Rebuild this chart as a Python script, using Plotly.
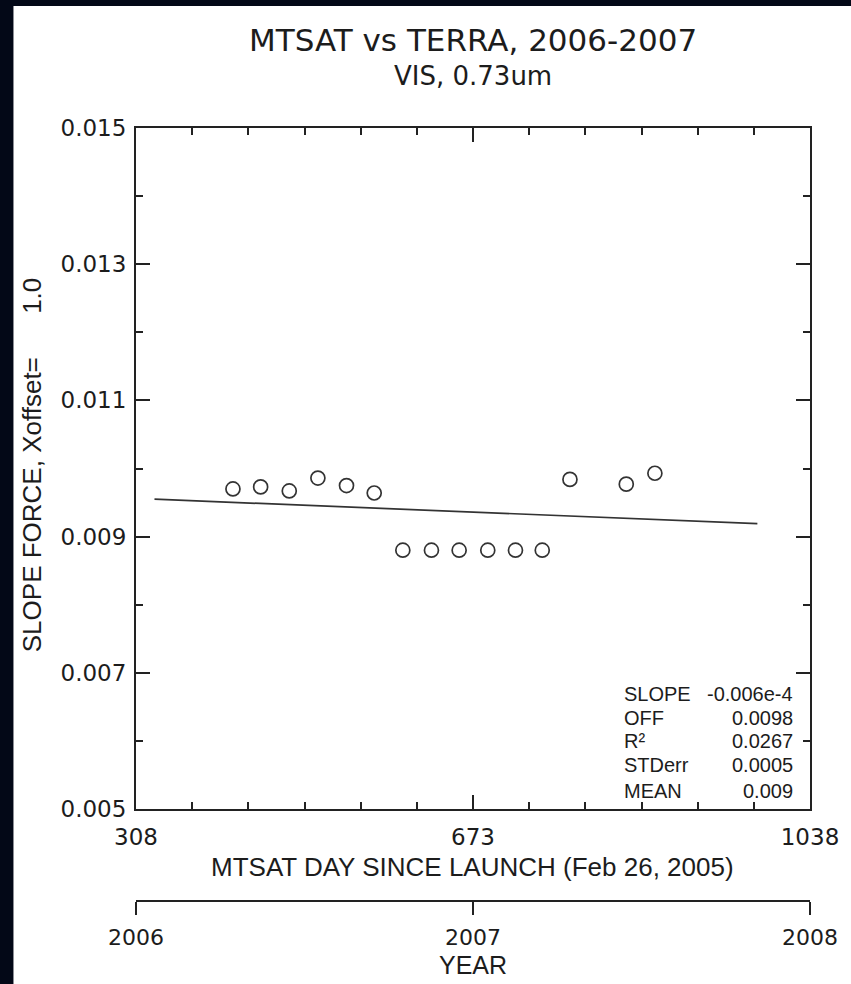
import plotly.graph_objects as go

# ---------------- data ----------------
days = [413, 443, 474, 505, 536, 566, 597, 628, 658, 689, 719, 748, 778, 839, 870]
slope_force = [0.00970, 0.00973, 0.00967, 0.00986, 0.00975, 0.00964,
               0.00880, 0.00880, 0.00880, 0.00880, 0.00880, 0.00880,
               0.00984, 0.00977, 0.00993]
fit_days = [328, 981]
fit_values = [0.00955, 0.00919]

x_ticks = [308, 673, 1038]
x_tick_labels = ["308", "673", "1038"]
y_ticks = [0.005, 0.007, 0.009, 0.011, 0.013, 0.015]
y_tick_labels = ["0.005", "0.007", "0.009", "0.011", "0.013", "0.015"]
year_ticks = [2006, 2007, 2008]
year_tick_labels = ["2006", "2007", "2008"]

stat_names = ["SLOPE", "OFF", "R\u00b2", "STDerr", "MEAN"]
stat_values = ["-0.006e-4", "0.0098", "0.0267", "0.0005", "0.009"]

title_text = "MTSAT vs TERRA, 2006-2007"
subtitle_text = "VIS, 0.73um"
x_title = "MTSAT DAY SINCE LAUNCH (Feb 26, 2005)"
y_title = "SLOPE FORCE, Xoffset=" + "\u00a0" * 6 + "1.0"
year_title = "YEAR"

# ---------------- layout geometry (pixels) ----------------
W, H = 851, 984
L, R, T, B = 136, 33, 128, 83
PW = W - L - R
PH = H - T - B
AX_Y = 809  # pixel row of main x axis


def px(x):
    return (x - L) / PW


def py(y):
    return (H - B - y) / PH


INK = "#1c1c1c"
SANS = "Liberation Sans, Arial, sans-serif"
WIDE = "DejaVu Sans, sans-serif"

fig = go.Figure()

fig.add_trace(go.Scatter(
    x=fit_days, y=fit_values, mode="lines",
    line=dict(color="#333333", width=1.7),
    showlegend=False, hoverinfo="skip"))

fig.add_trace(go.Scatter(
    x=days, y=slope_force, mode="markers",
    marker=dict(symbol="circle-open", size=14, color="#333333",
                line=dict(width=1.7)),
    showlegend=False))

# invisible trace to carry the year axis
fig.add_trace(go.Scatter(
    x=[year_ticks[0], year_ticks[-1]], y=[None, None], xaxis="x2", yaxis="y",
    mode="markers", showlegend=False, hoverinfo="skip"))

annotations = [
    dict(text=title_text, x=0.5, y=py(40), font=dict(family=WIDE, size=31, color=INK)),
    dict(text=subtitle_text, x=0.5, y=py(76), font=dict(family=WIDE, size=26, color=INK)),
    dict(text=x_title, x=px(476), y=py(867), font=dict(family=SANS, size=26, color=INK)),
    dict(text=y_title, x=px(31), y=py(465), textangle=-90,
         font=dict(family=SANS, size=26, color=INK)),
    dict(text=year_title, x=0.5, y=py(965), font=dict(family=SANS, size=25, color=INK)),
]
row_y = [694, 718, 741, 765, 791]
for name, val, ry in zip(stat_names, stat_values, row_y):
    annotations.append(dict(text=name, x=px(628), y=py(ry), xanchor="left",
                            font=dict(family=SANS, size=20, color=INK)))
    annotations.append(dict(text=val, x=px(803), y=py(ry), xanchor="right",
                            font=dict(family=SANS, size=20, color=INK)))
for a in annotations:
    a.setdefault("xanchor", "center")
    a.update(xref="paper", yref="paper", yanchor="middle", showarrow=False)

axis_common = dict(showgrid=False, zeroline=False, showline=True,
                   linecolor="#222222", linewidth=2, tickcolor="#222222",
                   tickwidth=1.5)

fig.update_layout(
    width=W, height=H,
    margin=dict(l=L, r=R, t=T, b=B, pad=0),
    paper_bgcolor="#030817",
    plot_bgcolor="white",
    showlegend=False,
    xaxis=dict(
        range=[308, 1038], tickmode="array", tickvals=x_ticks, ticktext=x_tick_labels,
        ticks="inside", ticklen=14, mirror="ticks",
        tickfont=dict(family=WIDE, size=23, color=INK), ticklabelstandoff=6,
        minor=dict(tickmode="linear", tick0=308, dtick=730 / 12, ticks="inside",
                   ticklen=7, tickwidth=1.5, tickcolor="#222222", showgrid=False),
        **axis_common),
    yaxis=dict(
        range=[0.005, 0.015], domain=[py(AX_Y), 1], tickmode="array",
        tickvals=y_ticks, ticktext=y_tick_labels,
        ticks="inside", ticklen=14, mirror="ticks",
        tickfont=dict(family=WIDE, size=23, color=INK), ticklabelstandoff=3,
        minor=dict(tickmode="linear", tick0=0.005, dtick=0.001, ticks="inside",
                   ticklen=7, tickwidth=1.5, tickcolor="#222222", showgrid=False),
        **axis_common),
    xaxis2=dict(
        overlaying="x", anchor="free", position=0, side="bottom",
        range=[2006, 2008], tickmode="array", tickvals=year_ticks,
        ticktext=year_tick_labels, ticks="outside", ticklen=13,
        tickfont=dict(family=WIDE, size=22, color=INK), ticklabelstandoff=4,
        **axis_common),
    annotations=annotations,
    shapes=[dict(type="rect", xref="paper", yref="paper",
                 x0=px(12), x1=px(W + 20), y0=py(H + 20), y1=py(6),
                 fillcolor="white", line=dict(width=0), layer="below")],
)

fig.write_html("out.html")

= = = = =

▶ _Problem statement_
Make an exact reproduction of the listing above, without any pictures.

▶ _Task result_
Rebuild this chart as a Python script, using Plotly.
import plotly.graph_objects as go

# ---------------- data ----------------
days = [413, 443, 474, 505, 536, 566, 597, 628, 658, 689, 719, 748, 778, 839, 870]
slope_force = [0.00970, 0.00973, 0.00967, 0.00986, 0.00975, 0.00964,
               0.00880, 0.00880, 0.00880, 0.00880, 0.00880, 0.00880,
               0.00984, 0.00977, 0.00993]
fit_days = [328, 981]
fit_values = [0.00955, 0.00919]

x_ticks = [308, 673, 1038]
x_tick_labels = ["308", "673", "1038"]
y_ticks = [0.005, 0.007, 0.009, 0.011, 0.013, 0.015]
y_tick_labels = ["0.005", "0.007", "0.009", "0.011", "0.013", "0.015"]
year_ticks = [2006, 2007, 2008]
year_tick_labels = ["2006", "2007", "2008"]

stat_names = ["SLOPE", "OFF", "R\u00b2", "STDerr", "MEAN"]
stat_values = ["-0.006e-4", "0.0098", "0.0267", "0.0005", "0.009"]

title_text = "MTSAT vs TERRA, 2006-2007"
subtitle_text = "VIS, 0.73um"
x_title = "MTSAT DAY SINCE LAUNCH (Feb 26, 2005)"
y_title = "SLOPE FORCE, Xoffset=" + "\u00a0" * 6 + "1.0"
year_title = "YEAR"

# ---------------- layout geometry (pixels) ----------------
W, H = 851, 984
L, R, T, B = 136, 33, 128, 83
PW = W - L - R
PH = H - T - B
AX_Y = 809  # pixel row of main x axis


def px(x):
    return (x - L) / PW


def py(y):
    return (H - B - y) / PH


INK = "#1c1c1c"
SANS = "Liberation Sans, Arial, sans-serif"
WIDE = "DejaVu Sans, sans-serif"

fig = go.Figure()

fig.add_trace(go.Scatter(
    x=fit_days, y=fit_values, mode="lines",
    line=dict(color="#333333", width=1.7),
    showlegend=False, hoverinfo="skip"))

fig.add_trace(go.Scatter(
    x=days, y=slope_force, mode="markers",
    marker=dict(symbol="circle-open", size=14, color="#333333",
                line=dict(width=1.7)),
    showlegend=False))

# invisible trace to carry the year axis
fig.add_trace(go.Scatter(
    x=[year_ticks[0], year_ticks[-1]], y=[None, None], xaxis="x2", yaxis="y",
    mode="markers", showlegend=False, hoverinfo="skip"))

annotations = [
    dict(text=title_text, x=0.5, y=py(40), font=dict(family=WIDE, size=31, color=INK)),
    dict(text=subtitle_text, x=0.5, y=py(76), font=dict(family=WIDE, size=26, color=INK)),
    dict(text=x_title, x=px(476), y=py(867), font=dict(family=SANS, size=26, color=INK)),
    dict(text=y_title, x=px(31), y=py(465), textangle=-90,
         font=dict(family=SANS, size=26, color=INK)),
    dict(text=year_title, x=0.5, y=py(965), font=dict(family=SANS, size=25, color=INK)),
]
row_y = [694, 718, 741, 765, 791]
for name, val, ry in zip(stat_names, stat_values, row_y):
    annotations.append(dict(text=name, x=px(628), y=py(ry), xanchor="left",
                            font=dict(family=SANS, size=20, color=INK)))
    annotations.append(dict(text=val, x=px(803), y=py(ry), xanchor="right",
                            font=dict(family=SANS, size=20, color=INK)))
for a in annotations:
    a.setdefault("xanchor", "center")
    a.update(xref="paper", yref="paper", yanchor="middle", showarrow=False)

axis_common = dict(showgrid=False, zeroline=False, showline=True,
                   linecolor="#222222", linewidth=2, tickcolor="#222222",
                   tickwidth=1.5)

fig.update_layout(
    width=W, height=H,
    margin=dict(l=L, r=R, t=T, b=B, pad=0),
    paper_bgcolor="#030817",
    plot_bgcolor="white",
    showlegend=False,
    xaxis=dict(
        range=[308, 1038], tickmode="array", tickvals=x_ticks, ticktext=x_tick_labels,
        ticks="inside", ticklen=14, mirror="ticks",
        tickfont=dict(family=WIDE, size=23, color=INK), ticklabelstandoff=6,
        minor=dict(tickmode="linear", tick0=308, dtick=730 / 12, ticks="inside",
                   ticklen=7, tickwidth=1.5, tickcolor="#222222", showgrid=False),
        **axis_common),
    yaxis=dict(
        range=[0.005, 0.015], domain=[py(AX_Y), 1], tickmode="array",
        tickvals=y_ticks, ticktext=y_tick_labels,
        ticks="inside", ticklen=14, mirror="ticks",
        tickfont=dict(family=WIDE, size=23, color=INK), ticklabelstandoff=3,
        minor=dict(tickmode="linear", tick0=0.005, dtick=0.001, ticks="inside",
                   ticklen=7, tickwidth=1.5, tickcolor="#222222", showgrid=False),
        **axis_common),
    xaxis2=dict(
        overlaying="x", anchor="free", position=0, side="bottom",
        range=[2006, 2008], tickmode="array", tickvals=year_ticks,
        ticktext=year_tick_labels, ticks="outside", ticklen=13,
        tickfont=dict(family=WIDE, size=22, color=INK), ticklabelstandoff=4,
        **axis_common),
    annotations=annotations,
    shapes=[dict(type="rect", xref="paper", yref="paper",
                 x0=px(12), x1=px(W + 20), y0=py(H + 20), y1=py(6),
                 fillcolor="white", line=dict(width=0), layer="below")],
)

fig.write_html("out.html")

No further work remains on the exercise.